Peuples appauvris : proies du climat

Les changements climatiques risquent de déchaîner des crises importantes sur la planète et ce sont les pays et les communautés les moins nantis qui subiront le pire des dommages.

« Le réchauffement climatique met davan­tage en danger les pays pauvres », explique Isabella Valicogna. « Les régions côtières seront méconnaissables après la montée du niveau de la mer. Seulement au Nigéria, plus de 20 millions de personnes résident près de la mer. Une crise climatique, c’est aussi une crise de migration, une crise humanitaire », déplore la scientifique.

La sécurité des peuples à risque est un enjeu incontournable pour la CSI. « Il faut protéger les communautés et les travailleurs vulnérables.
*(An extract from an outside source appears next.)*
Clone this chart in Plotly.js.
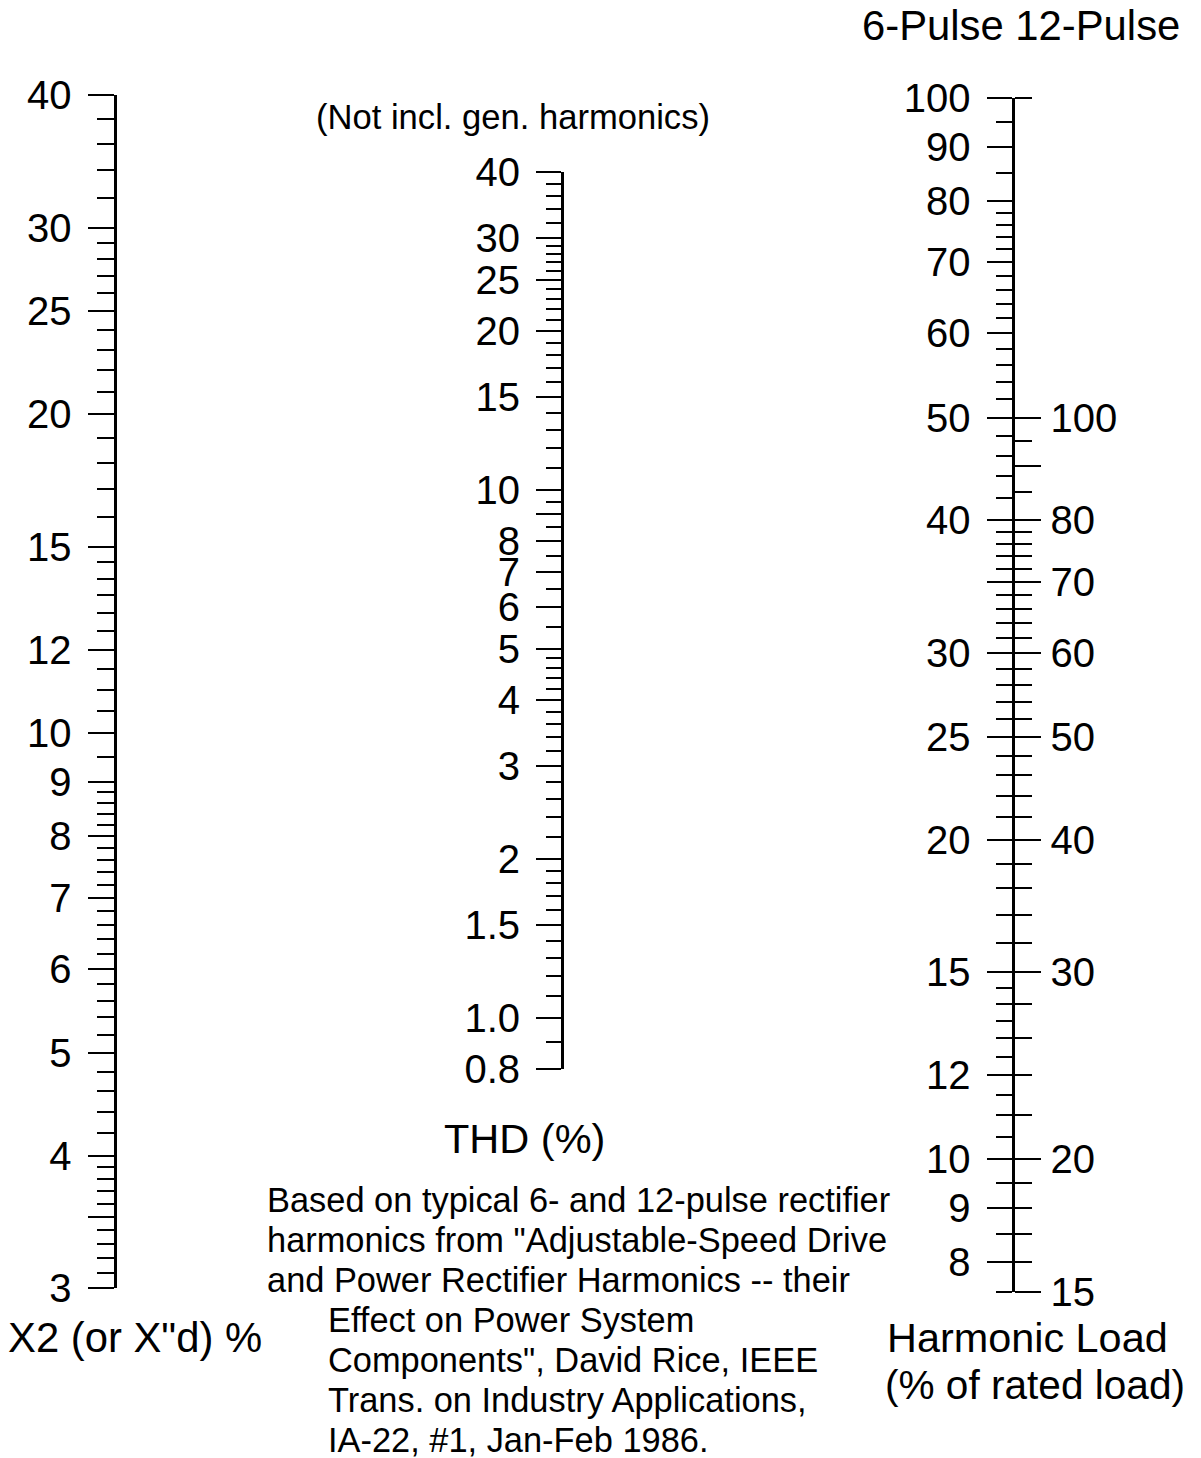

Nous voyons déjà que les sécheresses et les inondations affectent davantage les pays les plus pauvres, soutient Mme Rosemberg. Le combat du mouvement syndical, c’est d’obtenir une protection sociale pour ces populations. Un revenu familial garanti, l’assurance-chômage et un système de santé publique sont fondamentaux pour leur permettre d’affronter un avenir qui sera dur, très dur. »

Convergence des luttes

Pour la CSI, un succès à Paris ne sera pas tributaire du seul résultat des négociations, mais également de la capacité du mouvement syndical de mobiliser les travailleuses et les travailleurs à participer aux activités qui se dérouleront lors de la Journée mondiale d’action le 29 novembre. La CSN invite d’ailleurs ses membres à prendre part à l’action qui se tiendra à Ottawa.

« Il faut unir les causes. Le chaos clima­tique ne doit pas être une option, affirme Mme Rosemberg. Nous devons sensibiliser les travailleurs aux enjeux environnementaux en leur démontrant les liens qui existent entre le climat, la justice, les emplois et la solidarité. La lutte ne peut plus être limitée à l’environnement, l’emploi ou l’éducation. Les groupes sociaux doivent développer une vision du monde qui exclut du pouvoir les forces qui encouragent notre dépendance aux hydrocarbures. »

Quoique le bilan climatique soit assez démoralisant, Isabella Valicogna y voit aussi un aspect positif, soit l’occasion de relever d’importants défis collectivement. « Oui, les bouleversements climatiques provoqueront beaucoup de détresse, mais cela nous fournira aussi de nouvelles occasions de luttes, avance-t-elle. De nouveaux emplois seront créés. La nouvelle génération veut travailler à développer des solutions, de nouvelles sources d’énergie renouvelable et des technologies capables de les transformer et de les stocker. »

Pour sa part, la CSN juge que la transition vers une économie verte se fait en partie à travers le syndicalisme. « Le développement durable, c’est la conjugaison entre le développement économique, les droits sociaux et le respect de l’environnement, explique Pierre Patry. Malheureusement, on oublie souvent le volet “droits sociaux” du développement durable. Bien qu’il soit important de nous assurer que les entreprises soient moins polluantes, nous devons aussi veiller à ce que les droits des travailleuses et des travailleurs soient préservés, tant pour les nouveaux emplois dits clean-tech que pour les emplois traditionnels. La meilleure façon de le faire, c’est en se syndiquant. »

Revendications syndicales

Chose certaine, la CSN, la CSI et leurs alliés comptent bien se faire entendre lors des négociations à Paris en décembre.

D’abord, le mouvement syndical pressera les parties de passer à l’action avant 2020. Puis, il exigera une feuille de route claire quant à l’engagement des pays industrialisés à verser 100 milliards de dollars de soutien par année aux pays en développement, pour finalement réclamer que les travailleuses et les travailleurs soient accompagnés dans la transformation de l’économie.

« Nous devons pouvoir organiser le changement vers une économie verte de façon à ce que les travailleurs y trouvent leur compte. Nous voulons participer activement à la transformation de nos systèmes de productivité et de nos modes énergétiques. Les travailleurs vont construire une économie à faible émission de carbone, et personne ne sera laissé de côté », conclut Mme Rosemberg.